Gaviscon is so wonderful to use in an attack of GERD. Once in awhile I will over eat (don't we all at times) Then I start with the GERD problems. I grab a Gaviscon and take it right away. It really helps. And no diarreha.


----------



## rhonalomey (Aug 15, 2005)

HiGaviscon is marvellous, the liquid even better, use it all the time, especially at night.. No side effects.


----------



## madge (Oct 1, 2006)

Rhonalomey, do you take Gaviscon every day?Do you also take another medication for reflux/GERD as well?


----------



## gottogo (Aug 14, 2000)

I used to use Nexium for GERD. I helped alot, but the side effect were terrible. At least with me. I would take Nexium each day. When I would eat I would have trouble. I would get nausua, cramps, feel like I was going to throw up or have diarreha. I could not funtion with this stuff.


----------



## rhonalomey (Aug 15, 2005)

Hi MadgeI take a tablspoon every night as reflux is worse lying down, during the day only when I need it. Nexium also when needed no side effects at all and wonderful easing of pain.


----------



## 15041 (Aug 7, 2006)

I have the Gaviscon tablets and they work ok. I am not too crazy about the flavor. I wanted to buy the liquid, but it is more expensive thanMaylox or Mylanta!!!

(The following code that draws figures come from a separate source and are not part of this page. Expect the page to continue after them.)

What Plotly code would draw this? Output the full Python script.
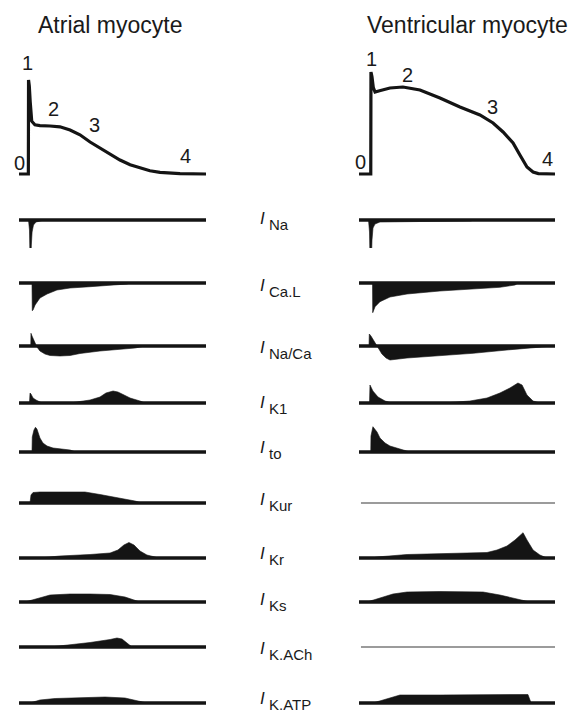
import plotly.graph_objects as go

W, H = 571, 717

# ---------------- data (time in % of trace window, AP in mV, currents in arbitrary units) ----------------
ap_atr_t = [0, 5.0, 5.1, 5.5, 6.0, 6.8, 8.5, 11.2, 16.6, 21.9, 27.3, 32.6, 38.0, 43.3, 48.7, 54.0, 59.4, 64.7, 70.0, 75.4, 86.1, 100]
ap_atr_v = [-80, -80, 37.5, 30, 10, -14, -18.5, -19.5, -20, -21, -25, -31, -40, -47.5, -56, -62.5, -68.5, -72.5, -76, -78, -79.5, -80]
ap_ven_t = [0, 6.0, 6.1, 6.6, 7.3, 8.2, 10.5, 15.8, 22.4, 31.1, 41.3, 51.5, 61.7, 68.4, 73.5, 78.6, 82.1, 85.7, 88.8, 91.5, 100]
ap_ven_v = [-80, -80, 47.5, 42, 28, 22.5, 24, 27.5, 28.75, 25, 15, 3.75, -6.25, -16.25, -27.5, -41.25, -56.25, -71.25, -77.5, -79.5, -80]

phase_labels = ["0", "1", "2", "3", "4"]
phase_atr_t = [0.5, 4.8, 18.2, 40.6, 88.8]
phase_atr_v = [-66, 59, 1, -19, -58]
phase_ven_t = [1.0, 6.6, 24.5, 68.0, 96.0]
phase_ven_v = [-65, 64, 44, 4, -61]

current_names = ["Na", "Ca.L", "Na/Ca", "K1", "to", "Kur", "Kr", "Ks", "K.ACh", "K.ATP"]

INa_atr_t = [5.08, 5.6, 5.9, 6.4, 6.6, 7.0, 7.75, 9.1, 12.3, 16.6]
INa_atr_i = [0, -10, -40, -40, -25, -12, -5, -2, -0.5, 0]
INa_ven_t = [4.85, 5.36, 5.6, 6.38, 6.63, 7.14, 8.16, 10.7, 31.1, 56.6, 59.2]
INa_ven_i = [0, -12, -38, -38, -20, -8, -4, -2, -1.5, -1, 0]

ICaL_atr_t = [6.95, 7.1, 7.5, 8.6, 11.2, 15.0, 20.3, 27.3, 38.0, 48.7, 57.8, 59.4]
ICaL_atr_i = [0, -27.7, -27, -22, -15, -11, -7, -5, -3.7, -2.5, -1, 0]
ICaL_ven_t = [6.9, 7.0, 8.2, 10.7, 15.8, 24.5, 41.3, 58.2, 71.9, 79.6, 81.1]
ICaL_ven_i = [0, -29.7, -23.7, -18.7, -14, -11, -8, -6, -4.3, -2, 0]

INaCa_atr_t = [6.3, 6.4, 6.95, 8.0, 9.1, 9.6, 11.2, 13.9, 16.6, 21.9, 27.3, 32.6, 43.3, 54.0, 62.0, 67.4]
INaCa_atr_i = [0, 12.7, 10, 5, 1, -1, -5, -8, -9.5, -10, -9.5, -7.5, -5, -3, -2, 0]
INaCa_ven_t = [5.1, 5.26, 6.1, 7.65, 9.2, 9.7, 11.7, 13.8, 15.8, 24.5, 41.3, 58.2, 75.5, 92.3, 99.0]
INaCa_ven_i = [0, 12, 10, 5, 1, -1, -8, -12, -14, -12, -9.7, -7.3, -4, -1.5, 0]

IK1_atr_t = [5.6, 5.9, 6.4, 7.5, 9.1, 11.2, 12.3, 27.3, 32.6, 38.0, 43.3, 46.5, 50.3, 52.9, 55.1, 59.4, 64.7, 67.4]
IK1_atr_i = [0, 10, 9, 5, 3, 1, 0, 0, 1.5, 3, 6, 10, 12, 11, 9, 5, 2, 0]
IK1_ven_t = [5.36, 5.6, 7.1, 9.7, 13.3, 16.8, 46.4, 56.6, 65.3, 71.9, 77.0, 81.1, 83.2, 85.7, 88.8, 92.3]
IK1_ven_i = [0, 18, 12, 6, 2, 0, 0.5, 2, 5, 10, 15, 20, 18, 8, 2, 0]

Ito_atr_t = [6.95, 7.1, 8.0, 8.8, 9.6, 10.2, 11.2, 12.8, 15.0, 18.2, 21.9, 27.3, 30.5]
Ito_atr_i = [0, 15, 22, 24.7, 23, 20, 14, 9, 6, 4, 3, 2, 0]
Ito_ven_t = [6.0, 6.1, 7.1, 8.2, 9.2, 10.7, 13.3, 15.8, 19.4, 23.5, 26.0]
Ito_ven_i = [0, 16, 25.3, 23, 20, 14, 9, 6, 4, 2, 0]

IKur_atr_t = [5.9, 6.4, 7.5, 11.2, 21.9, 35.3, 43.3, 54.0, 62.0, 65.8]
IKur_atr_i = [0, 8, 10.5, 11, 11, 11, 8.5, 5, 2, 0]
IKur_ven_t = []
IKur_ven_i = []

IKr_atr_t = [11.2, 21.9, 38.0, 48.7, 52.9, 56.1, 58.8, 61.5, 64.7, 68.4, 72.7, 74.3]
IKr_atr_i = [0, 2, 3.5, 5, 8, 13, 15.5, 13, 7, 3, 1, 0]
IKr_ven_t = [6.6, 9.2, 24.5, 46.4, 65.3, 70.4, 75.5, 79.6, 83.7, 85.7, 88.8, 92.3, 95.9]
IKr_ven_i = [0, 1, 3.5, 4.5, 5.5, 8, 12, 18, 25.3, 18, 8, 3, 0]

IKs_atr_t = [3.2, 7.5, 12.8, 16.6, 27.3, 38.0, 48.7, 56.7, 62.0, 64.7]
IKs_atr_i = [0, 2, 5, 7, 8, 8, 7.5, 5, 2, 0]
IKs_ven_t = [4.1, 10.7, 17.3, 24.5, 41.3, 63.3, 71.9, 80.6, 87.2]
IKs_ven_i = [0, 4, 8, 10, 10.5, 10, 7, 3, 0]

IKACh_atr_t = [16.6, 27.3, 38.0, 48.7, 52.4, 55.1, 57.8, 60.4]
IKACh_atr_i = [0, 2, 4.5, 7.5, 9, 8, 4, 0]
IKACh_ven_t = []
IKACh_ven_i = []

IKATP_atr_t = [5.9, 11.2, 19.3, 32.6, 46.0, 56.7, 64.7, 68.4]
IKATP_atr_i = [0, 3, 4.5, 5, 6, 5, 2, 0]
IKATP_ven_t = [7.1, 15.8, 20.9, 41.3, 61.7, 86.2, 87.8]
IKATP_ven_i = [0, 5, 8, 8, 8.5, 8.5, 0]

atr_t = [INa_atr_t, ICaL_atr_t, INaCa_atr_t, IK1_atr_t, Ito_atr_t, IKur_atr_t, IKr_atr_t, IKs_atr_t, IKACh_atr_t, IKATP_atr_t]
atr_i = [INa_atr_i, ICaL_atr_i, INaCa_atr_i, IK1_atr_i, Ito_atr_i, IKur_atr_i, IKr_atr_i, IKs_atr_i, IKACh_atr_i, IKATP_atr_i]
ven_t = [INa_ven_t, ICaL_ven_t, INaCa_ven_t, IK1_ven_t, Ito_ven_t, IKur_ven_t, IKr_ven_t, IKs_ven_t, IKACh_ven_t, IKATP_ven_t]
ven_i = [INa_ven_i, ICaL_ven_i, INaCa_ven_i, IK1_ven_i, Ito_ven_i, IKur_ven_i, IKr_ven_i, IKs_ven_i, IKACh_ven_i, IKATP_ven_i]

# ---------------- layout (pixel geometry) ----------------
row_base_px = [220, 283, 346, 403, 452, 503, 558, 602, 647, 703]
row_up = [35, 35, 35, 35, 35, 35, 35, 35, 35, 35]
row_down = [45, 45, 45, 12, 12, 12, 12, 12, 12, 12]
label_I_dy = [-2, 2, 1, -1, -5, -4, -5, -3, 1, -5]   # px, positive = down
SUB_DROP = 6
ap_top_px, ap_bot_px = 40, 180
ap_range = [-87.5, 87.5]

BLACK = "#141414"
FONT = "Liberation Sans, Arial, sans-serif"

fig = go.Figure()

def pdom(top_px, bot_px):
    return [1 - bot_px / H, 1 - top_px / H]

layout = dict(
    width=W, height=H, margin=dict(l=0, r=0, t=0, b=0),
    paper_bgcolor="white", plot_bgcolor="white", showlegend=False,
    xaxis=dict(domain=[19 / W, 206 / W], range=[0, 100], visible=False, fixedrange=True),
    xaxis2=dict(domain=[359 / W, 555 / W], range=[0, 100], visible=False, fixedrange=True),
    yaxis=dict(domain=pdom(ap_top_px, ap_bot_px), range=ap_range, visible=False, fixedrange=True),
)

# action potentials
fig.add_trace(go.Scatter(x=ap_atr_t, y=ap_atr_v, mode="lines", xaxis="x", yaxis="y",
                         line=dict(color=BLACK, width=3.2), hoverinfo="skip"))
fig.add_trace(go.Scatter(x=ap_ven_t, y=ap_ven_v, mode="lines", xaxis="x2", yaxis="y",
                         line=dict(color=BLACK, width=3.2), hoverinfo="skip"))

annotations = []
for lab, t, v in zip(phase_labels, phase_atr_t, phase_atr_v):
    annotations.append(dict(x=t, y=v, xref="x", yref="y", text=lab, showarrow=False,
                            xanchor="center", yanchor="middle",
                            font=dict(family=FONT, size=20, color="#1a1a1a")))
for lab, t, v in zip(phase_labels, phase_ven_t, phase_ven_v):
    annotations.append(dict(x=t, y=v, xref="x2", yref="y", text=lab, showarrow=False,
                            xanchor="center", yanchor="middle",
                            font=dict(family=FONT, size=20, color="#1a1a1a")))

annotations.append(dict(x=110 / W, y=1 - 25 / H, xref="paper", yref="paper", text="Atrial myocyte",
                        xanchor="center", yanchor="middle",
                        showarrow=False, font=dict(family=FONT, size=23, color="#1a1a1a")))
annotations.append(dict(x=467 / W, y=1 - 25 / H, xref="paper", yref="paper", text="Ventricular myocyte",
                        xanchor="center", yanchor="middle",
                        showarrow=False, font=dict(family=FONT, size=23, color="#1a1a1a")))

for k in range(10):
    yname = "y%d" % (k + 2)
    layout["yaxis%d" % (k + 2)] = dict(
        domain=pdom(row_base_px[k] - row_up[k], row_base_px[k] + row_down[k]),
        range=[-row_down[k], row_up[k]], visible=False, fixedrange=True)
    for xa, tt, ii in (("x", atr_t[k], atr_i[k]), ("x2", ven_t[k], ven_i[k])):
        if len(tt) > 0:
            fig.add_trace(go.Scatter(x=tt, y=ii, mode="lines", fill="tozeroy", fillcolor=BLACK,
                                     xaxis=xa, yaxis=yname, line=dict(color=BLACK, width=0.6),
                                     hoverinfo="skip"))
            fig.add_trace(go.Scatter(x=[0, 100], y=[0, 0], mode="lines", xaxis=xa, yaxis=yname,
                                     line=dict(color=BLACK, width=3.6), hoverinfo="skip"))
        else:
            fig.add_trace(go.Scatter(x=[1, 100], y=[0, 0], mode="lines", xaxis=xa, yaxis=yname,
                                     line=dict(color="#7a7a7a", width=1.6), hoverinfo="skip"))
    # italic I
    annotations.append(dict(x=258 / W, y=0, xref="paper", yref=yname, xanchor="left", yanchor="middle",
                            yshift=-label_I_dy[k], text="<i>I</i>",
                            showarrow=False, font=dict(family=FONT, size=17, color="#1a1a1a")))
    # subscript
    annotations.append(dict(x=267 / W, y=0, xref="paper", yref=yname, xanchor="left", yanchor="middle",
                            yshift=-(label_I_dy[k] + SUB_DROP), text=current_names[k],
                            showarrow=False, font=dict(family=FONT, size=15, color="#1a1a1a")))

layout["annotations"] = annotations
fig.update_layout(**layout)
fig.write_html("out.html")
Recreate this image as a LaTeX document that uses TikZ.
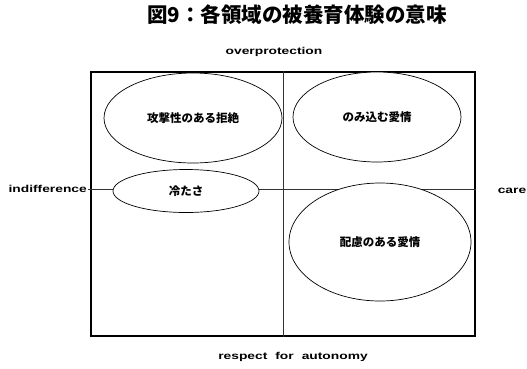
\documentclass[tikz,border=0pt]{standalone}
\usepackage{fontspec}
\setmainfont{Liberation Sans}
\newfontfamily\widefont{Liberation Sans}[FakeStretch=1.38]
\newfontfamily\cjk{Noto Sans CJK JP}
\usetikzlibrary{shapes.geometric}
\begin{document}
\begin{tikzpicture}[x=1pt,y=-1pt,
  ell/.style={draw, ellipse, fill=white, inner sep=0pt, line width=0.7pt,
    font=\cjk\bfseries\fontsize{11.5}{13}\selectfont},
  lab/.style={font=\widefont\bfseries\fontsize{10}{12}\selectfont, inner sep=1pt},
  divider/.style={line width=0.7pt, draw=black!80}]
\useasboundingbox (0,0) rectangle (527,368);
\node[font=\cjk\bfseries\fontsize{20.5}{24}\selectfont] (title) at (297,15) {図9：各領域の被養育体験の意味};
\node[draw, line width=1.1pt, minimum width=384, minimum height=264, inner sep=0pt] (box) at (283,204) {};
\node[lab] (over) at (274,52) {overprotection};
\node[lab] (resp) at (293,357) {respect\hspace{8pt}for\hspace{8pt}autonomy};
\node[lab, anchor=east] (indiff) at (88,189) {indifference};
\node[lab] (care) at (512,191) {care};
\draw[divider] (box.north) -- (box.south);
\draw[divider] (indiff.east) -- (indiff.east -| box.east);
\node[ell, minimum width=178, minimum height=90] (rej) at (193,118) {攻撃性のある拒絶};
\node[ell, minimum width=168, minimum height=90] (swal) at (377,117) {のみ込む愛情};
\node[ell, minimum width=146, minimum height=43] (cold) at (186,191) {冷たさ};
\node[ell, minimum width=182, minimum height=118] (consid) at (380,242) {配慮のある愛情};
\end{tikzpicture}
\end{document}
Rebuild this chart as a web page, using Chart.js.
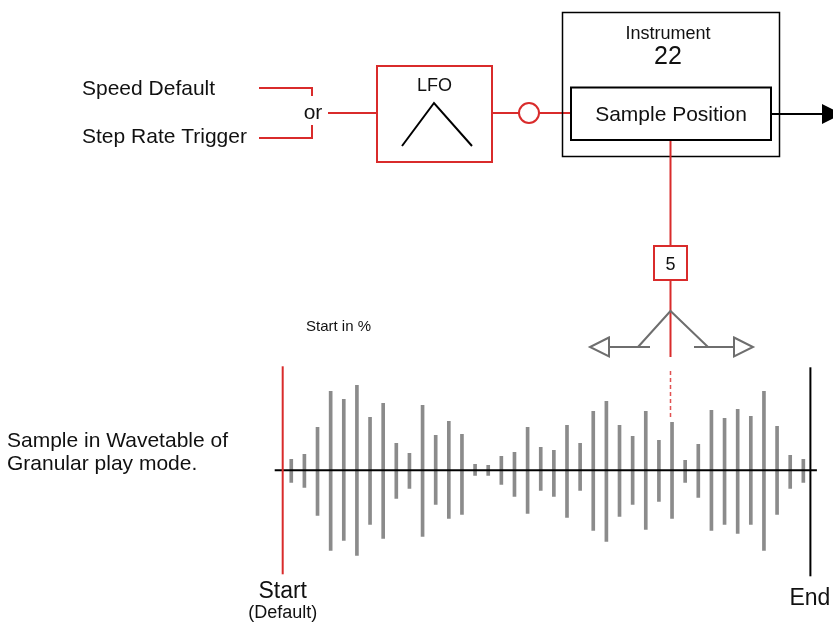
<!DOCTYPE html>
<html>
<head>
<meta charset="utf-8">
<script src="https://cdn.jsdelivr.net/npm/chart.js@4.4.1/dist/chart.umd.min.js"></script>
<style>
body { margin: 0; background: #fff; }
#wrap { width: 833px; height: 626px; }
</style>
</head>
<body>
<div id="wrap"><canvas id="wave" width="833" height="626"></canvas></div>
<script>
// grains of the sample, left to right
var grains = ['1', '2', '3', '4', '5', '6', '7', '8', '9', '10',
              '11', '12', '13', '14', '15', '16', '17', '18', '19', '20',
              '21', '22', '23', '24', '25', '26', '27', '28', '29', '30',
              '31', '32', '33', '34', '35', '36', '37', '38', '39', '40'];
// amplitude above / below the zero line
var grainUp = [11, 16, 43, 79, 71, 85, 53, 67, 27, 17, 65, 35, 49, 36, 6, 5, 14, 18, 43, 23,
               20, 45, 27, 59, 69, 45, 34, 59, 30, 48, 10, 26, 60, 52, 61, 54, 79, 44, 15, 11];
var grainDown = [12, 17, 45, 80, 70, 85, 54, 68, 28, 18, 66, 34, 48, 44, 5, 5, 14, 26, 43, 20,
                 26, 47, 20, 60, 71, 46, 34, 59, 31, 48, 12, 27, 60, 54, 63, 54, 80, 44, 18, 12];
var ampMin = -100;
var ampMax = 100;

var RED = '#d92b2b';
var GREY = '#6e6e6e';
var FONT = '"Liberation Sans", Arial, sans-serif';

function line(ctx, pts, color, w, dash) {
    ctx.save();
    ctx.strokeStyle = color;
    ctx.lineWidth = w;
    ctx.setLineDash(dash || []);
    ctx.beginPath();
    ctx.moveTo(pts[0][0], pts[0][1]);
    for (var i = 1; i < pts.length; i++) ctx.lineTo(pts[i][0], pts[i][1]);
    ctx.stroke();
    ctx.restore();
}

function box(ctx, x, y, w, h, color, lw) {
    ctx.save();
    ctx.strokeStyle = color;
    ctx.lineWidth = lw;
    ctx.strokeRect(x, y, w, h);
    ctx.restore();
}

function text(ctx, s, x, y, size, align) {
    ctx.save();
    ctx.fillStyle = '#111';
    ctx.font = size + 'px ' + FONT;
    ctx.textAlign = align || 'left';
    ctx.textBaseline = 'alphabetic';
    ctx.fillText(s, x, y);
    ctx.restore();
}

function triangle(ctx, pts, fill, stroke) {
    ctx.save();
    ctx.beginPath();
    ctx.moveTo(pts[0][0], pts[0][1]);
    ctx.lineTo(pts[1][0], pts[1][1]);
    ctx.lineTo(pts[2][0], pts[2][1]);
    ctx.closePath();
    if (fill) { ctx.fillStyle = fill; ctx.fill(); }
    if (stroke) { ctx.strokeStyle = stroke; ctx.lineWidth = 2; ctx.stroke(); }
    ctx.restore();
}

var diagram = {
    id: 'diagram',
    afterDatasetsDraw: function(chart) {
        var ctx = chart.ctx;
        var area = chart.chartArea;
        var y0 = chart.scales.y.getPixelForValue(0);

        // zero line, start and end markers
        line(ctx, [[area.left - 10, y0], [area.right + 7, y0]], '#000', 2);
        line(ctx, [[area.left - 2, area.top - 4], [area.left - 2, area.bottom + 4]], RED, 2);
        line(ctx, [[area.right + 0.5, area.top - 3], [area.right + 0.5, area.bottom + 6]], '#000', 2);

        text(ctx, 'Start', area.left - 2, 598, 23, 'center');
        text(ctx, '(Default)', area.left - 2, 618, 18, 'center');
        text(ctx, 'End', area.right, 605, 23, 'center');
        text(ctx, 'Start in %', 306, 331, 15);
        text(ctx, 'Sample in Wavetable of', 7, 447, 21);
        text(ctx, 'Granular play mode.', 7, 470, 21);

        // trigger inputs
        text(ctx, 'Speed Default', 82, 95, 21);
        text(ctx, 'Step Rate Trigger', 82, 143, 21);
        line(ctx, [[259, 88], [312, 88], [312, 96]], RED, 2);
        line(ctx, [[259, 138], [312, 138], [312, 125]], RED, 2);
        text(ctx, 'or', 313, 119, 21, 'center');
        line(ctx, [[328, 113], [377, 113]], RED, 2);

        // LFO
        box(ctx, 377, 66, 115, 96, RED, 2);
        text(ctx, 'LFO', 434.5, 90.5, 18, 'center');
        line(ctx, [[402, 146], [434, 103], [472, 146]], '#000', 2);
        line(ctx, [[492, 113], [519, 113]], RED, 2);
        ctx.save();
        ctx.strokeStyle = RED;
        ctx.lineWidth = 2;
        ctx.beginPath();
        ctx.arc(529, 113, 10, 0, Math.PI * 2);
        ctx.stroke();
        ctx.restore();
        line(ctx, [[539, 113], [571, 113]], RED, 2);

        // instrument
        box(ctx, 562.5, 12.5, 217, 144, '#000', 1.5);
        text(ctx, 'Instrument', 668, 39, 18, 'center');
        text(ctx, '22', 668, 64, 25, 'center');
        box(ctx, 571, 87.5, 200, 52.5, '#000', 2);
        text(ctx, 'Sample Position', 671, 121, 21, 'center');
        line(ctx, [[771, 114], [824, 114]], '#000', 2);
        triangle(ctx, [[822, 104], [842, 114], [822, 124]], '#000');

        // modulation amount
        line(ctx, [[670.5, 141], [670.5, 246]], RED, 2);
        box(ctx, 654, 246, 33, 34, RED, 2);
        text(ctx, '5', 670.5, 270, 18, 'center');
        line(ctx, [[670.5, 280], [670.5, 357]], RED, 2);
        line(ctx, [[638, 347], [670.5, 311], [708, 347]], GREY, 2);
        line(ctx, [[609, 347], [650, 347]], GREY, 2);
        line(ctx, [[694, 347], [734, 347]], GREY, 2);
        triangle(ctx, [[609, 337.5], [590, 347], [609, 356.5]], '#fff', GREY);
        triangle(ctx, [[734, 337.5], [753, 347], [734, 356.5]], '#fff', GREY);
        line(ctx, [[670.5, 371], [670.5, 420]], 'rgba(220, 50, 50, 0.85)', 1.5, [4, 3]);
    }
};

var ctx = document.getElementById('wave').getContext('2d');
var waveChart = new Chart(ctx, {
    type: 'bar',
    data: {
        labels: grains,
        datasets: [{
            label: 'Grain amplitude',
            data: grainUp.map(function(u, i) { return [-grainDown[i], u]; }),
            backgroundColor: '#8b8b8b',
            borderWidth: 0,
            barThickness: 3
        }]
    },
    options: {
        responsive: false,
        animation: false,
        layout: {
            padding: { left: 284.7, right: 23.1, top: 370.3, bottom: 55.7 }
        },
        plugins: {
            legend: { display: false },
            tooltip: { enabled: false }
        },
        scales: {
            x: { display: false },
            y: { display: false, min: ampMin, max: ampMax }
        }
    },
    plugins: [diagram]
});
</script>
</body>
</html>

Does anybody know why???? Also I have been staring at my daughter's halloween bucket with all the chocolet and it is driving me bonkers! Maybe 1 little piece...







Cindybell


----------



## madge (Oct 1, 2006)

cindybell, did you eat that piece of chocolate in the Halloween bucket? I just finished making some brownies for company we're having tonight, and so far I haven't eaten even a crumb. Hope my will power holds out, since I'm new to the acid reflux thing and don't know what would happen. I don't want to feel bad when we have company. I made a low-fat, apple-walnut cake to serve too, and will have a little of that with a small amount of vanilla low-fat frozen yogurt tonight (instead of a brownie). Sometimes I get so hungry for chocolate, especially the rich, dark kind! And one of my friends makes chocolates (manages a candy shop), and she'll bring chocolate truffles for everyone tonight. Sigh... Not sure I can take this.


----------



## 15041 (Aug 7, 2006)

madge, Yes I did have a small bag of M&M's.I did not seem to bother me. I am on week 4 of Prilosec. I don't want to push it though.I miss dark chocolet too. I use to eat dark chocolet covered raisons! The dark stuff is supposed to be good for you too. Maybe in a few more weeks.Cindy


----------



## madge (Oct 1, 2006)

cindybell, I'm glad you could eat the M & M's. I don't get the chest aching anymore, but I do get a full feeling in my throat, like lots of phlegm (sometimes acidy, sometimes not), and a little belching when I eat something that doesn't agree. Do you still get that?


----------